RESPECT YOUR GODDAMN AUDIENCE.

Okay, here’s your warning. I’m going to rant my fucking pants off in this one, ’cause I’m mightly passionate and this post has been sparked by something that really pissed me off. If you’d prefer to skip the rage, feel free. Go read something else. I won’t be offended. Just remember those four words, ’cause everything else is just a cautionary tale explaining why they’re important.

Respect your goddamn audience.

There’s plenty of reasons to follow this advice, but here’s the big one: if you don’t, there’s pretty good odds I’m going to hunt you down and carve out your fucking spleen with an ice-cream scoop. Especially if I’m part of that audience, and you’ve contrived things so I don’t have the option of leaving when it becomes obvious that your fucking lack of respect is wasting my goddamn time.

This one irritates me enough that it probably should have been a conversation with the spokesbear entry, if only so I can present the illusion of having an even keel, but the truth is that this is one of those things really pisses me off. I’m firmly of the belief that anyone who takes their audience for granted should be herded into an open field and hunted for sport, preferably by the audience members who were utterly ripped off by the creator’s complacency. There is no leeway there. There is no reasonable part of me when it comes to this. An audience is a privileged, not a right. Treat them as such.

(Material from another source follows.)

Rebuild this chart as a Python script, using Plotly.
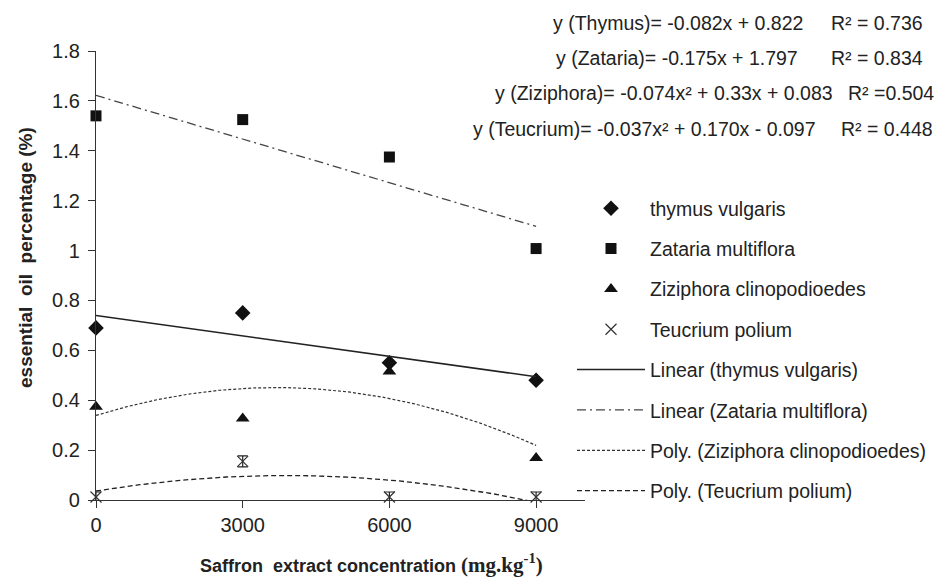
import numpy as np
import plotly.graph_objects as go

# ---- data ----
conc = [0, 3000, 6000, 9000]
thymus = [0.69, 0.75, 0.55, 0.48]
zataria = [1.54, 1.525, 1.375, 1.008]
ziziphora = [0.374, 0.327, 0.515, 0.168]
teucrium = [0.012, 0.155, 0.012, 0.012]
teucrium_err = [0.02, 0.022, 0.02, 0.02]

# trendline coefficients as printed on the chart (x = level index 1..4)
thymus_lin = [-0.082, 0.822]
zataria_lin = [-0.175, 1.797]
ziziphora_poly = [-0.074, 0.33, 0.083]
teucrium_poly = [-0.037, 0.170, -0.097]

names = ["thymus vulgaris", "Zataria multiflora", "Ziziphora clinopodioedes", "Teucrium polium"]
x_ticks = [0, 3000, 6000, 9000]
y_ticks = [0, 0.2, 0.4, 0.6, 0.8, 1, 1.2, 1.4, 1.6, 1.8]
y_tick_text = ["0", "0.2", "0.4", "0.6", "0.8", "1", "1.2", "1.4", "1.6", "1.8"]

eq_lines = [
    ("y (Thymus)= -0.082x + 0.822", "R² = 0.736"),
    ("y (Zataria)= -0.175x + 1.797", "R² = 0.834"),
    ("y (Ziziphora)= -0.074x² + 0.33x + 0.083", "R² =0.504"),
    ("y (Teucrium)= -0.037x² + 0.170x - 0.097", "R² = 0.448"),
]

# ---- layout geometry (pixels) ----
W, H = 941, 579
L, R, T, B = 96, 356, 51, 79
PW, PH = W - L - R, H - T - B


def px(x):
    return (x - L) / PW


def py(y):
    return (H - B - y) / PH


FONT = "Arial, Liberation Sans, sans-serif"
INK = "#111111"

xs = np.linspace(0, 9000, 200)
k = xs / 3000 + 1

fig = go.Figure()
fig.add_trace(go.Scatter(x=conc, y=thymus, mode="markers", name=names[0], legendgroup="a", cliponaxis=False,
                         marker=dict(symbol="diamond", size=12, color=INK)))
fig.add_trace(go.Scatter(x=conc, y=zataria, mode="markers", name=names[1], legendgroup="b", cliponaxis=False,
                         marker=dict(symbol="square", size=11, color=INK)))
fig.add_trace(go.Scatter(x=conc, y=ziziphora, mode="markers", name=names[2], legendgroup="c", cliponaxis=False,
                         marker=dict(symbol="triangle-up", size=12, color=INK)))
fig.add_trace(go.Scatter(x=conc, y=teucrium, mode="markers", name=names[3], legendgroup="d", cliponaxis=False,
                         marker=dict(symbol="x-thin-open", size=11, color="#333", line=dict(color="#333", width=1.2)),
                         error_y=dict(type="data", array=teucrium_err, color="#222", thickness=1.2, width=5)))
fig.add_trace(go.Scatter(x=xs, y=np.polyval(thymus_lin, k), mode="lines", name="Linear (thymus vulgaris)",
                         legendgroup="e", line=dict(color="#222", width=1.5)))
fig.add_trace(go.Scatter(x=xs, y=np.polyval(zataria_lin, k), mode="lines", name="Linear (Zataria multiflora)",
                         legendgroup="f", line=dict(color="#444", width=1.3, dash="9px,4px,2px,4px")))
fig.add_trace(go.Scatter(x=xs, y=np.polyval(ziziphora_poly, k), mode="lines", name="Poly. (Ziziphora clinopodioedes)",
                         legendgroup="g", line=dict(color="#333", width=1.2, dash="3px,2px")))
fig.add_trace(go.Scatter(x=xs, y=np.polyval(teucrium_poly, k), mode="lines", name="Poly. (Teucrium polium)",
                         legendgroup="h", line=dict(color="#222", width=1.3, dash="5px,3px")))

annotations = []
ypos = [23, 58, 93, 129]
eq_end = [805, 800, 835, 818]
r2_end = [925, 925, 936, 935]
for (eq, r2), yy, e1, e2 in zip(eq_lines, ypos, eq_end, r2_end):
    annotations.append(dict(x=px(e1), y=py(yy), xref="paper", yref="paper", text=eq, showarrow=False,
                            xanchor="right", yanchor="middle", font=dict(size=19.5, color="#222", family=FONT)))
    annotations.append(dict(x=px(e2), y=py(yy), xref="paper", yref="paper", text=r2, showarrow=False,
                            xanchor="right", yanchor="middle", font=dict(size=19.5, color="#222", family=FONT)))

annotations.append(dict(x=px(25), y=py(258), xref="paper", yref="paper",
                        text="<b>essential\u00a0 oil\u00a0 percentage (%)</b>",
                        textangle=-90, showarrow=False, xanchor="center", yanchor="middle",
                        font=dict(size=19, color="#222", family=FONT)))
annotations.append(dict(x=px(371), y=py(563), xref="paper", yref="paper",
                        text="<b>Saffron\u00a0 extract concentration "
                             "<span style='font-family:Liberation Serif, serif;font-size:21px'>(mg.kg<sup>-1</sup>)</span></b>",
                        showarrow=False, xanchor="center", yanchor="middle",
                        font=dict(size=18, color="#222", family=FONT)))

fig.update_layout(
    width=W, height=H,
    margin=dict(l=L, r=R, t=T, b=B, autoexpand=False),
    paper_bgcolor="white", plot_bgcolor="white",
    font=dict(family=FONT, size=20, color="#222"),
    showlegend=True,
    legend=dict(x=px(572), y=py(189), xanchor="left", yanchor="top", tracegroupgap=12,
                font=dict(size=19.5, color="#222", family=FONT), itemwidth=68, bgcolor="rgba(0,0,0,0)"),
    annotations=annotations,
    xaxis=dict(range=[0, 10000], tickvals=x_ticks, ticks="outside", ticklen=7, tickcolor="#333",
               showline=True, linecolor="#333", linewidth=1.2, showgrid=False, zeroline=False,
               tickfont=dict(size=20, color="#222", family=FONT)),
    yaxis=dict(range=[0, 1.8], tickvals=y_ticks, ticktext=y_tick_text, ticks="outside", ticklen=7,
               tickcolor="#333", showline=True, linecolor="#333", linewidth=1.2, showgrid=False,
               zeroline=False, ticklabelstandoff=4, tickfont=dict(size=20, color="#222", family=FONT)),
)

fig.write_html("out.html")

This is not to say that you need to be brilliant all the time. I recently went to an open mic night that was marked with a steady streak of performers whose approach to the audience seemed to be a hearty fuck you, you’re stuck here and you have to listen to me. People were permitted to tell long, rambling stories without time-limit or, in many cases, a point. At least once I considered throwing a beer bottle at the performer on stage, on the theory that I’d either hit them and they’d shut up, or I’d miss and get ejected from the venue. Either way the night would be over and I’d be fucking free.

Instead I just sat there chanting Skip to the Fucking End when it became obvious that the rambling wasn’t actually leading to a point, it was just rambling. The whole demeanor of their performance said they didn’t give a shit about the people they were performing for, and it wasn’t just a case of nerves. If they’d rehearsed, they hadn’t rehearsed enough to be comfortable with their material. If they’d given their material any thought, they hadn’t really given it enough. Listening to them was excruciating, because the venue was cramped enough that there was no way of getting up and walking out until intermission was called.

It wasn’t all bad. There was one guy who’d rehearsed his piece and actually had some idea of how to work a crowd. His performance was great. Polished, entertaining, short. I’d go seem him read or perform again in a heartbeat. It was the performance of someone comfortable in front of a crowd.

But my favourite was actually the least showy performance of the night. It was the most nervous, verging on hesitant, and it consisted of a woman who stepped up to the microphone and told a story she’d obviously written and memorized. Occasionally she stumbled, occasionally she’d pause and struggle to remember what came next. It wasn’t polished in any way, but it was rehearsed and it was shaped and it was personal and it drove towards a poignant point. In short, they’d taken their brief for the evening and thought about the audience and respected them enough to prepare.

It’s about being good. No-one is good all the time. Everyone starts somewhere.

It’s about respecting your audience enough to show them that you’ve put in effort, even if you’re nervous as hell. It’s about showing up prepared and willing to do your best, not a half-arsed facsimile of your best.

You don’t have to be good at what you do, but you have to show your audience that you’ve respected them enough to deliver something you’ve put effort into. You have to appreciate the fact that they’re giving you their time and their eyeballs and their money. You owe your audience, your audience doesn’t owe you.

And if you forget that, then you’re in trouble, ’cause I’ve only got a vague idea where the spleen is located and I’m perfectly willing to keep digging around with that ice-cream scoop until I find it.